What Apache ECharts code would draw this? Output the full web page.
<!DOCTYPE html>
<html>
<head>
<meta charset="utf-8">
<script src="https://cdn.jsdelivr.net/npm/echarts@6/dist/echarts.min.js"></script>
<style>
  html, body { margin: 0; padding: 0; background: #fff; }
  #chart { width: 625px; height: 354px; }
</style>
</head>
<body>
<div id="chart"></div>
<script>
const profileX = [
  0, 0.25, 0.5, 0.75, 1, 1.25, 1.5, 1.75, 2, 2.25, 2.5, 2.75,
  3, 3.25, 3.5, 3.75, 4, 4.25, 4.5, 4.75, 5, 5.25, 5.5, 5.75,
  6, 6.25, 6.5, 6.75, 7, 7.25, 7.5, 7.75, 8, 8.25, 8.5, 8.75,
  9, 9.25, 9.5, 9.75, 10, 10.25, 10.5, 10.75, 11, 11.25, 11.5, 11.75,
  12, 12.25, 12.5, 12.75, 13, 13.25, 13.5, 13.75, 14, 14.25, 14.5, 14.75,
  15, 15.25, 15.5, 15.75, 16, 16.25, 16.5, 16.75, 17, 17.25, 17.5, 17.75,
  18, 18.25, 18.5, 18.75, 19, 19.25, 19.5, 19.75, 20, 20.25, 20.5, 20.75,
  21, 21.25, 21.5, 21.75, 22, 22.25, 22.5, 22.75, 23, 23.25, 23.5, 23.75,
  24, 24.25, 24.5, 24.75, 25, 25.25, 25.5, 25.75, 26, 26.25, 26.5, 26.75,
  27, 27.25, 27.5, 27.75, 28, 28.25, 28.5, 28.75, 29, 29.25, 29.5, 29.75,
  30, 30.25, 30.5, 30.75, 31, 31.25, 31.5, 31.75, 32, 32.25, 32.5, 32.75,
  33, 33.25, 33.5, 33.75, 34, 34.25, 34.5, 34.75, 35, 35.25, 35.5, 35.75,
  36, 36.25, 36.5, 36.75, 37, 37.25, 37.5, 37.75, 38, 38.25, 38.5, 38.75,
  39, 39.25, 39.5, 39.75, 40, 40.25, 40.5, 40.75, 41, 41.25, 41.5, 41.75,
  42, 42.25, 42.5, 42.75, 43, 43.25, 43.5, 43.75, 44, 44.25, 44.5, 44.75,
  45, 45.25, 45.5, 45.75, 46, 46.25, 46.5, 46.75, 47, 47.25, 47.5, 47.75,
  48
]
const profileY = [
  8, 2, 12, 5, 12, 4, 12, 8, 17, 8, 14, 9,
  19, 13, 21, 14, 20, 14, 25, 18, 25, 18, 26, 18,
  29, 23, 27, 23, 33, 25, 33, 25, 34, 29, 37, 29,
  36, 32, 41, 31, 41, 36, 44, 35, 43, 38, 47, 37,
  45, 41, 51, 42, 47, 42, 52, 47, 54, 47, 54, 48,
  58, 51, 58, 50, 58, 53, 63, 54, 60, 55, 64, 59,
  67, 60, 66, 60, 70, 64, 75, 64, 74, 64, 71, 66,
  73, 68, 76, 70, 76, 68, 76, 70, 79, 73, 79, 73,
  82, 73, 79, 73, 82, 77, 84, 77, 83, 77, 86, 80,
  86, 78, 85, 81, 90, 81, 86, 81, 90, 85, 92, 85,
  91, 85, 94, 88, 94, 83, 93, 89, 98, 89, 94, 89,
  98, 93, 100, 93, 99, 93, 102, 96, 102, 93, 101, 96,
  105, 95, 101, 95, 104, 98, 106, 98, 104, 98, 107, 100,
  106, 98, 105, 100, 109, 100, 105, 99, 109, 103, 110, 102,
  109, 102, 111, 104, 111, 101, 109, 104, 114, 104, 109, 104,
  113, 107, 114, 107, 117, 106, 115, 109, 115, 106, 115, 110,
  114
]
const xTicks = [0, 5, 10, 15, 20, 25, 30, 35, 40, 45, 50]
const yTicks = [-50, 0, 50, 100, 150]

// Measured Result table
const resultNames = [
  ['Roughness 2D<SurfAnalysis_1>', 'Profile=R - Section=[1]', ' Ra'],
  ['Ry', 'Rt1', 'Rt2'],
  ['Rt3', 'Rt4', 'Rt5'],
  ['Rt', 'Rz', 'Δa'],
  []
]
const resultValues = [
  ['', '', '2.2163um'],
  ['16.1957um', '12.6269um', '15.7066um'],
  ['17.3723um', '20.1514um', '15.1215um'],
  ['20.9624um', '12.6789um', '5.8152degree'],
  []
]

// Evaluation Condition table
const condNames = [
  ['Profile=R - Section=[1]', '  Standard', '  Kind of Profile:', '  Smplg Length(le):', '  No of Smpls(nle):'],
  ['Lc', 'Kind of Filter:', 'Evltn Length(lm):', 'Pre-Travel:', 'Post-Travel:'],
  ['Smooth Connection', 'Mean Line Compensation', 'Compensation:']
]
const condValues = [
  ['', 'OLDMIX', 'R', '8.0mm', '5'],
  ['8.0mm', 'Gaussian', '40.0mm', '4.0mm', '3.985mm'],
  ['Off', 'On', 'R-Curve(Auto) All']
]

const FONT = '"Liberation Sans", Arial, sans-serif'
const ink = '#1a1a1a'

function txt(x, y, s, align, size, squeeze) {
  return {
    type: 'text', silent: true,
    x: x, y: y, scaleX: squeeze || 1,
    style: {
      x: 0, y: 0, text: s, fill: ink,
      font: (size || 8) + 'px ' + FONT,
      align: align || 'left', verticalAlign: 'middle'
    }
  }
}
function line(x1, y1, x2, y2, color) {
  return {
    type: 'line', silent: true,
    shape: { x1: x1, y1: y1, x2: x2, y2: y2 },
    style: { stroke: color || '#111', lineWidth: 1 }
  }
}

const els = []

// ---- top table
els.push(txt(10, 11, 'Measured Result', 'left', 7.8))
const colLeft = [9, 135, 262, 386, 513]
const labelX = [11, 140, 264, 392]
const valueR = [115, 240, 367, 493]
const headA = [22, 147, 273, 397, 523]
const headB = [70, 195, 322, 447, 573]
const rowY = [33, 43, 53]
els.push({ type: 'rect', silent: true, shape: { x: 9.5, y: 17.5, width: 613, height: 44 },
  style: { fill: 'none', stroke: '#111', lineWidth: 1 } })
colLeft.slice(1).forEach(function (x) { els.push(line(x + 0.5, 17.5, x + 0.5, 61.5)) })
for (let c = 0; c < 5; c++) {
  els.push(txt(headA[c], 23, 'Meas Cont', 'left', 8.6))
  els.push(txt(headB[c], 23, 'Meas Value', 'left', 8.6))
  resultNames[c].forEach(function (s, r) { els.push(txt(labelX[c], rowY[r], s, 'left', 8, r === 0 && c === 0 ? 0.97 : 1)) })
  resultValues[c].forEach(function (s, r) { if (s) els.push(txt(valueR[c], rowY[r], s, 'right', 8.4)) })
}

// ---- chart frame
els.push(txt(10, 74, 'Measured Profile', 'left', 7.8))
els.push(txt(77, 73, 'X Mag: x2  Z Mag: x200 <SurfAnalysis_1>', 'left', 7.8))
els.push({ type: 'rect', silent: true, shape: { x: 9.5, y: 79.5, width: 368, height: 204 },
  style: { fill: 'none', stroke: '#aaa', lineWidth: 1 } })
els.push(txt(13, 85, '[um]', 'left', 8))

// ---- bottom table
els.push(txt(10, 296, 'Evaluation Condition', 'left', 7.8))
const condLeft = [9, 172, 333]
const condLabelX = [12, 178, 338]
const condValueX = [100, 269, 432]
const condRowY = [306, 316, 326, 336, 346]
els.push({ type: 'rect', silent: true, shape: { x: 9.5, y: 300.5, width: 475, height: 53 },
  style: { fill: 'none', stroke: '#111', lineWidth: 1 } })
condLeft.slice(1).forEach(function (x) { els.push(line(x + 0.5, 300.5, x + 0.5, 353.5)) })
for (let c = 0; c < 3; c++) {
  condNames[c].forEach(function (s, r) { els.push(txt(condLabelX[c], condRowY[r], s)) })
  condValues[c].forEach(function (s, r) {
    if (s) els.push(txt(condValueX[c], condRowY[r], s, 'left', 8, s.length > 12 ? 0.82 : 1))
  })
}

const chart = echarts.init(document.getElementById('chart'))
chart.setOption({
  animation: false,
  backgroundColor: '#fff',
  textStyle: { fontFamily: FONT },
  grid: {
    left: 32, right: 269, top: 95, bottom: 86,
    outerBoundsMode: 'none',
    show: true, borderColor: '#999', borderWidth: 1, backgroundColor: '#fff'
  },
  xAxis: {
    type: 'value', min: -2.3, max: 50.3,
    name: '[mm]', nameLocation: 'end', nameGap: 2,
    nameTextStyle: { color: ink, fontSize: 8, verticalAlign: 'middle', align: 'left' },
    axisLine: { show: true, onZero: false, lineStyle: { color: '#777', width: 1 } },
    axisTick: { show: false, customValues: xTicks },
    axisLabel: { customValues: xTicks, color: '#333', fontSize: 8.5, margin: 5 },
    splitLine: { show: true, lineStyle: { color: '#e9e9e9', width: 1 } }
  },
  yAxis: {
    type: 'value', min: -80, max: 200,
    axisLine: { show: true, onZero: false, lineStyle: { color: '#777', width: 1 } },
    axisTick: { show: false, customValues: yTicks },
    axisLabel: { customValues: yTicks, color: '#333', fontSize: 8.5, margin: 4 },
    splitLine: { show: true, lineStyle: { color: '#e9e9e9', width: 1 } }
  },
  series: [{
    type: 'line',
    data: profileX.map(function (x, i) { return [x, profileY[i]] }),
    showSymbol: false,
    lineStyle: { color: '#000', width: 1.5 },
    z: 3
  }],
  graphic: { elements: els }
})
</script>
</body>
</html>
==
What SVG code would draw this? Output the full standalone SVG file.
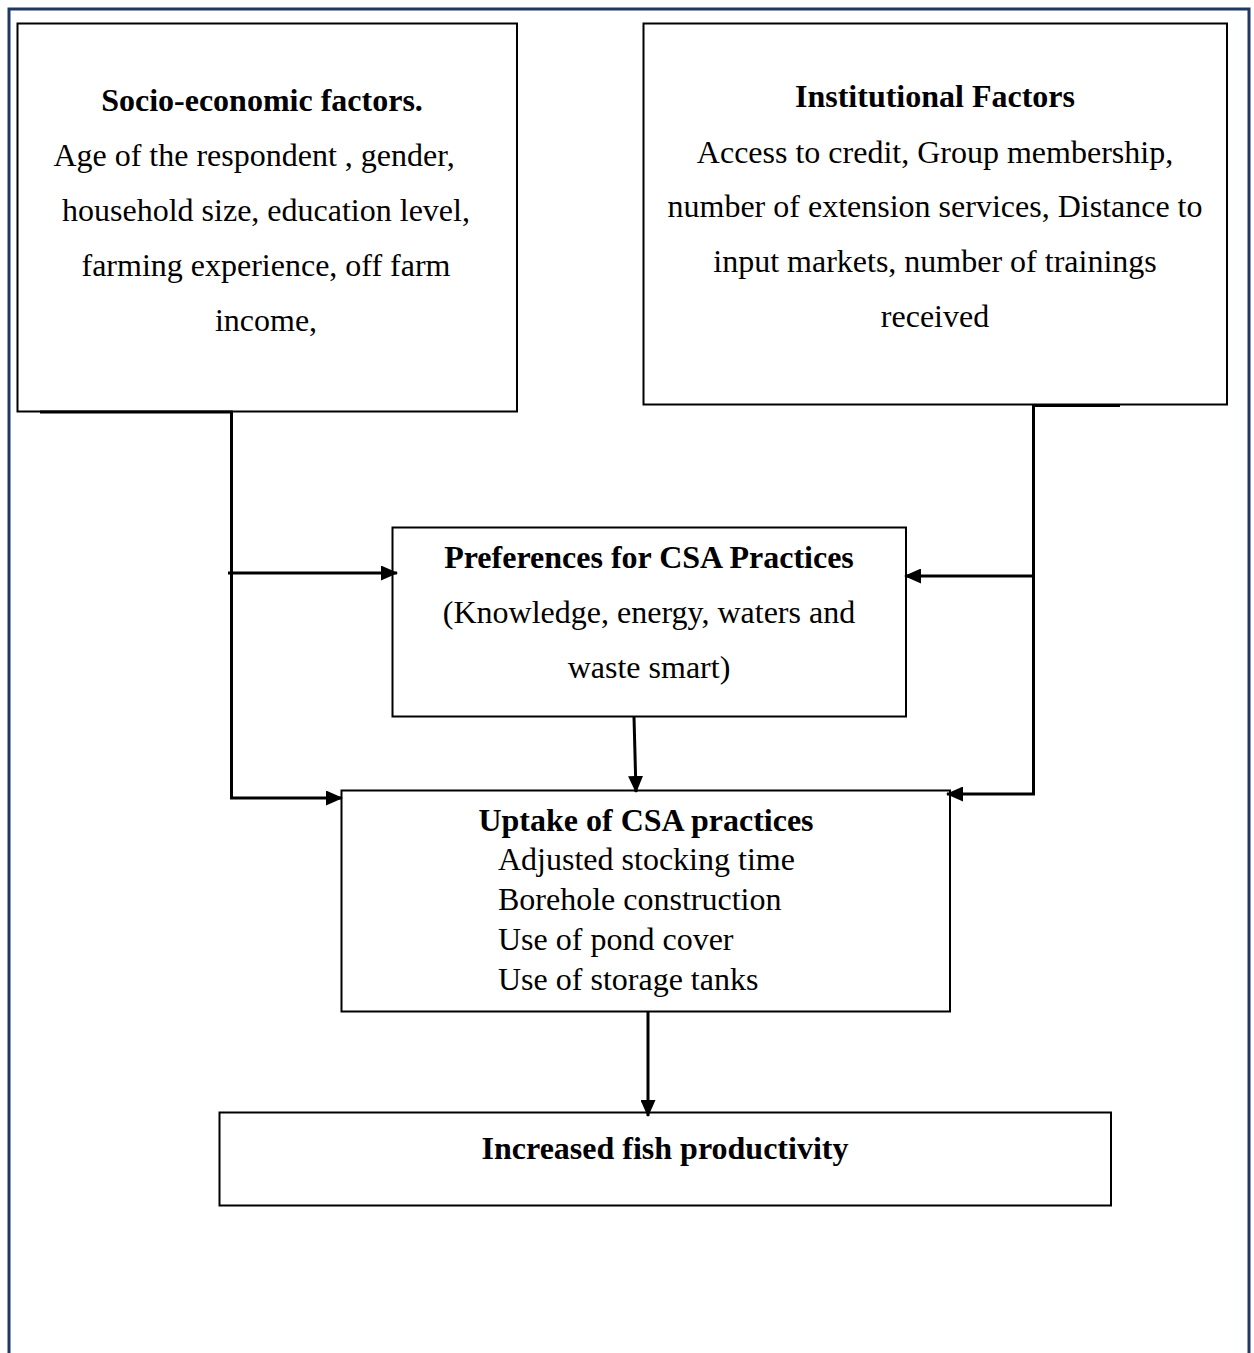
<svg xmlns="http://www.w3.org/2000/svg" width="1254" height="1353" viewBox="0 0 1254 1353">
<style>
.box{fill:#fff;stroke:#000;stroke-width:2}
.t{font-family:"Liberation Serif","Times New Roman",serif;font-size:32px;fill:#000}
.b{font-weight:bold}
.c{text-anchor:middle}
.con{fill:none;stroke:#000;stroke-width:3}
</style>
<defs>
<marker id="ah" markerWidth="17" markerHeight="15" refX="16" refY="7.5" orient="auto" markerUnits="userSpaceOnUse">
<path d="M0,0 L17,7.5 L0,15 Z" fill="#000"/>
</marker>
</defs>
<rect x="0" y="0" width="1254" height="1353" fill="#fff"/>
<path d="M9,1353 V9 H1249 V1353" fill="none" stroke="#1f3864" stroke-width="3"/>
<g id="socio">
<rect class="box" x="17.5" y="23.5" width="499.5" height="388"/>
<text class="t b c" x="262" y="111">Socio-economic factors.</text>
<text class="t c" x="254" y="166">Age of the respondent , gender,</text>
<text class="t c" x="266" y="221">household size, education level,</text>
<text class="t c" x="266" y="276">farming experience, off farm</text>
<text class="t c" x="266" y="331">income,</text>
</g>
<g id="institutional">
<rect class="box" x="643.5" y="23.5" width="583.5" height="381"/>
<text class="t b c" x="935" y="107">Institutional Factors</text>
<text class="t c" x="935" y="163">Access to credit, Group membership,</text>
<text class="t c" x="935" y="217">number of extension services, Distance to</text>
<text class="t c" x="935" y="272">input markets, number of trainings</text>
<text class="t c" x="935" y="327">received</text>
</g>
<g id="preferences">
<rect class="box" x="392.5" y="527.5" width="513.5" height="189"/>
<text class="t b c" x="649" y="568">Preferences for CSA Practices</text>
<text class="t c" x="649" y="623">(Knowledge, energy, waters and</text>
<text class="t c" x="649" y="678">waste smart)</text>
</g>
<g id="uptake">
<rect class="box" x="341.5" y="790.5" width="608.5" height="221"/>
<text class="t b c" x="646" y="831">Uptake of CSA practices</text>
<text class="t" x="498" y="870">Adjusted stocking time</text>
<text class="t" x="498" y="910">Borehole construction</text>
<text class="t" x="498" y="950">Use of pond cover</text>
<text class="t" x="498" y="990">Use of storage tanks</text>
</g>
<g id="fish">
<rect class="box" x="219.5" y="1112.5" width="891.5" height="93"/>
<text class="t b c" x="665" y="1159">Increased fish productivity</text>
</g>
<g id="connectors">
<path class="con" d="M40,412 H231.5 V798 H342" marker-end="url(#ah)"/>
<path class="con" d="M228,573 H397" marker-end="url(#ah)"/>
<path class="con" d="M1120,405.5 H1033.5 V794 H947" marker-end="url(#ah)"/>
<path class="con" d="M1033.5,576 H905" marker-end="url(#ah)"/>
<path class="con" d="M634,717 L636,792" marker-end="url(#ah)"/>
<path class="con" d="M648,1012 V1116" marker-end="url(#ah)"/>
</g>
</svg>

Job: Say the number of lines in the listing that hold "code", with no added words.

Correct output: 2